The Labour TD claimed Mr Martin thinks the later stages of the last government were "the halcyon days".
"He wants to rewrite history, that his government was on top of things," Mr Howlin said at the launch of Kildare South candidate Mark Wall's election campaign. "That he and the late Brian Lenihan worked hand in hand. Hardly.
"He ran away in the hour of need and put his own political future before that of the country. He was no ally of Brian Lenihan. He left him in the lurch."
He went on to describe Mr Martin as the "Bobby Ewing of Irish politics".
"So the people of Ireland need to be wary.

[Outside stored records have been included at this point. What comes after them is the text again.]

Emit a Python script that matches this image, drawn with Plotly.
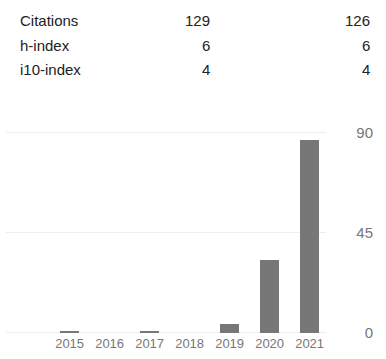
import plotly.graph_objects as go

W, H = 386, 359

# ---- data ----
years = [2015, 2016, 2017, 2018, 2019, 2020, 2021]
citations = [1, 0, 1, 0, 4, 33, 87]
y_ticks = [0, 45, 90]

row_labels = ["Citations", "h-index", "i10-index"]
col_all = [129, 6, 4]
col_since = [126, 6, 4]

FONT = "Arial, Liberation Sans, sans-serif"

fig = go.Figure()
fig.add_trace(go.Bar(
    x=years, y=citations,
    marker=dict(color="#777777", line=dict(width=0)),
    width=0.475,
    hoverinfo="skip",
))

# table as annotations
row_y = [20, 45, 70]
ann = []
for lab, a, b, ry in zip(row_labels, col_all, col_since, row_y):
    yy = 1 - ry / H
    ann.append(dict(text=lab, x=18 / W, y=yy, xref="paper", yref="paper",
                    xanchor="left", yanchor="middle", showarrow=False,
                    font=dict(family=FONT, size=15, color="#222222")))
    ann.append(dict(text=str(a), x=212 / W, y=yy, xref="paper", yref="paper",
                    xanchor="right", yanchor="middle", showarrow=False,
                    font=dict(family=FONT, size=15, color="#222222")))
    ann.append(dict(text=str(b), x=372 / W, y=yy, xref="paper", yref="paper",
                    xanchor="right", yanchor="middle", showarrow=False,
                    font=dict(family=FONT, size=15, color="#222222")))

PAD = 0.6  # small padding so edge gridlines are drawn
ppu = 200 / 90  # pixels per unit
fig.update_layout(
    width=W, height=H,
    margin=dict(l=0, r=0, t=0, b=0, autoexpand=False),
    paper_bgcolor="white", plot_bgcolor="white",
    showlegend=False,
    annotations=ann,
    xaxis=dict(
        domain=[6 / W, 326 / W],
        range=[2013.41, 2021.41],
        tickmode="array", tickvals=years, ticktext=[str(y) for y in years],
        showgrid=False, zeroline=False, showline=False, ticks="",
        tickfont=dict(family=FONT, size=13, color="#777777"),
        automargin=False,
        fixedrange=True,
    ),
    yaxis=dict(
        domain=[(H - 333 - PAD * ppu) / H, (H - 133 + PAD * ppu) / H],
        range=[-PAD, 90 + PAD],
        tickmode="array", tickvals=y_ticks,
        showgrid=True, gridcolor="#eeeeee", gridwidth=1,
        zeroline=False, showline=False, ticks="",
        anchor="free", position=373 / W, side="left",
        tickfont=dict(family=FONT, size=15, color="#777777"),
        automargin=False,
        fixedrange=True,
    ),
    bargap=0,
)

fig.write_html("out.html", config={"displayModeBar": False})
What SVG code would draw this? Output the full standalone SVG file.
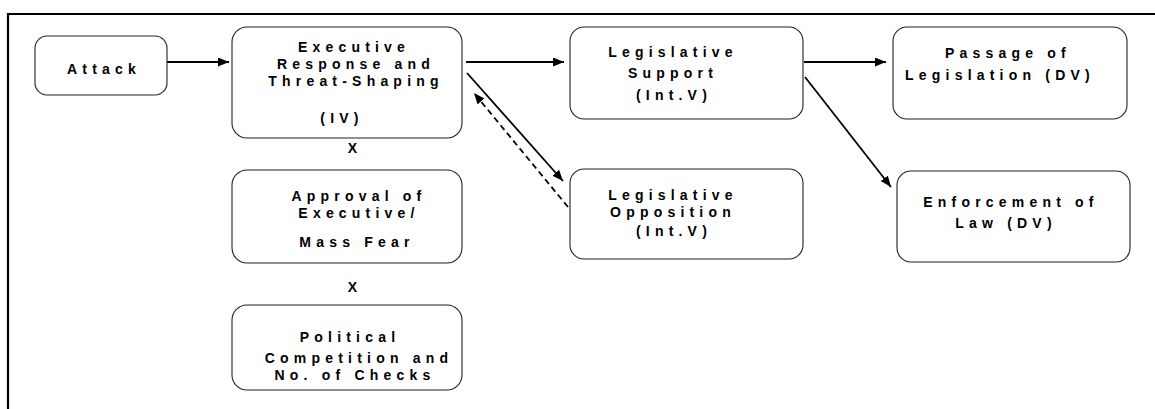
<svg xmlns="http://www.w3.org/2000/svg" width="1155" height="409" viewBox="0 0 1155 409">
<defs>
<marker id="ah" markerUnits="userSpaceOnUse" markerWidth="12" markerHeight="10" refX="11" refY="4.5" orient="auto">
<path d="M0,0 L11,4.5 L0,9 z" fill="#000"/>
</marker>
<style>
.box{fill:#fff;stroke:#222;stroke-width:1.1}
.t{font-family:"Liberation Sans",Arial,sans-serif;font-weight:bold;font-size:14px;letter-spacing:5.2px;text-anchor:middle;fill:#000}
.c{stroke:#000;fill:none;stroke-width:1.8}
</style>
</defs>
<rect width="1155" height="409" fill="#fff"/>
<g id="frame">
<line x1="7" y1="14" x2="1155" y2="14" stroke="#000" stroke-width="2.2"/>
<line x1="8" y1="13" x2="8" y2="409" stroke="#000" stroke-width="2.2"/>
</g>
<g id="connectors">
<line class="c" x1="167" y1="62" x2="229" y2="62" marker-end="url(#ah)"/>
<line class="c" x1="466" y1="62" x2="564" y2="62" marker-end="url(#ah)"/>
<line class="c" x1="804" y1="62" x2="886" y2="62" marker-end="url(#ah)"/>
<line class="c" x1="805" y1="77" x2="891" y2="187" marker-end="url(#ah)"/>
<line class="c" x1="467" y1="73" x2="563" y2="181" stroke-width="2.4" marker-end="url(#ah)"/>
<line class="c" x1="568" y1="207" x2="474" y2="93" stroke-dasharray="6,4" stroke-width="2" marker-end="url(#ah)"/>
</g>
<g id="attack">
<rect class="box" x="35" y="36" width="132" height="59" rx="12"/>
<text class="t" x="104" y="74">Attack</text>
</g>
<g id="executive">
<rect class="box" x="232" y="27" width="230" height="111" rx="15"/>
<text class="t" x="354" y="52">Executive</text>
<text class="t" x="356" y="69">Response and</text>
<text class="t" x="356" y="86">Threat-Shaping</text>
<text class="t" x="342" y="123">(IV)</text>
</g>
<text id="x1" class="t" x="355" y="153">X</text>
<g id="approval">
<rect class="box" x="232" y="170" width="230" height="93" rx="15"/>
<text class="t" x="359" y="201">Approval of</text>
<text class="t" x="359" y="218">Executive/</text>
<text class="t" x="357" y="247">Mass Fear</text>
</g>
<text id="x2" class="t" x="355" y="292">X</text>
<g id="political">
<rect class="box" x="232" y="305" width="230" height="85" rx="15"/>
<text class="t" x="350" y="342">Political</text>
<text class="t" x="359" y="363">Competition and</text>
<text class="t" x="355" y="380">No. of Checks</text>
</g>
<g id="legsupport">
<rect class="box" x="570" y="27" width="233" height="92" rx="14"/>
<text class="t" x="673" y="57">Legislative</text>
<text class="t" x="673" y="78">Support</text>
<text class="t" x="674" y="100">(Int.V)</text>
</g>
<g id="legopposition">
<rect class="box" x="570" y="169" width="233" height="90" rx="14"/>
<text class="t" x="673" y="200">Legislative</text>
<text class="t" x="673" y="217">Opposition</text>
<text class="t" x="674" y="236">(Int.V)</text>
</g>
<g id="passage">
<rect class="box" x="893" y="27" width="234" height="92" rx="14"/>
<text class="t" x="1008" y="58">Passage of</text>
<text class="t" x="1000" y="80">Legislation (DV)</text>
</g>
<g id="enforcement">
<rect class="box" x="897" y="171" width="233" height="91" rx="14"/>
<text class="t" x="1011" y="207">Enforcement of</text>
<text class="t" x="1006" y="228">Law (DV)</text>
</g>
</svg>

"They are being asked to choose between stability and instability.
"The kind of instability that has prevented the formation of a government in Spain.
"The kind of instability that prevents that Spain tackling an unemployment problem that is crippling that country and the lives of their young people in particular. Instability is the enemy of progress," he said.
Mr Howlin concluded: "Fianna Fáil offer only a return to the days so bad that Micheál Martin pretends to have forgotten them.
"But the Irish people haven't forgotten and they won't let Fianna Fáil do so either."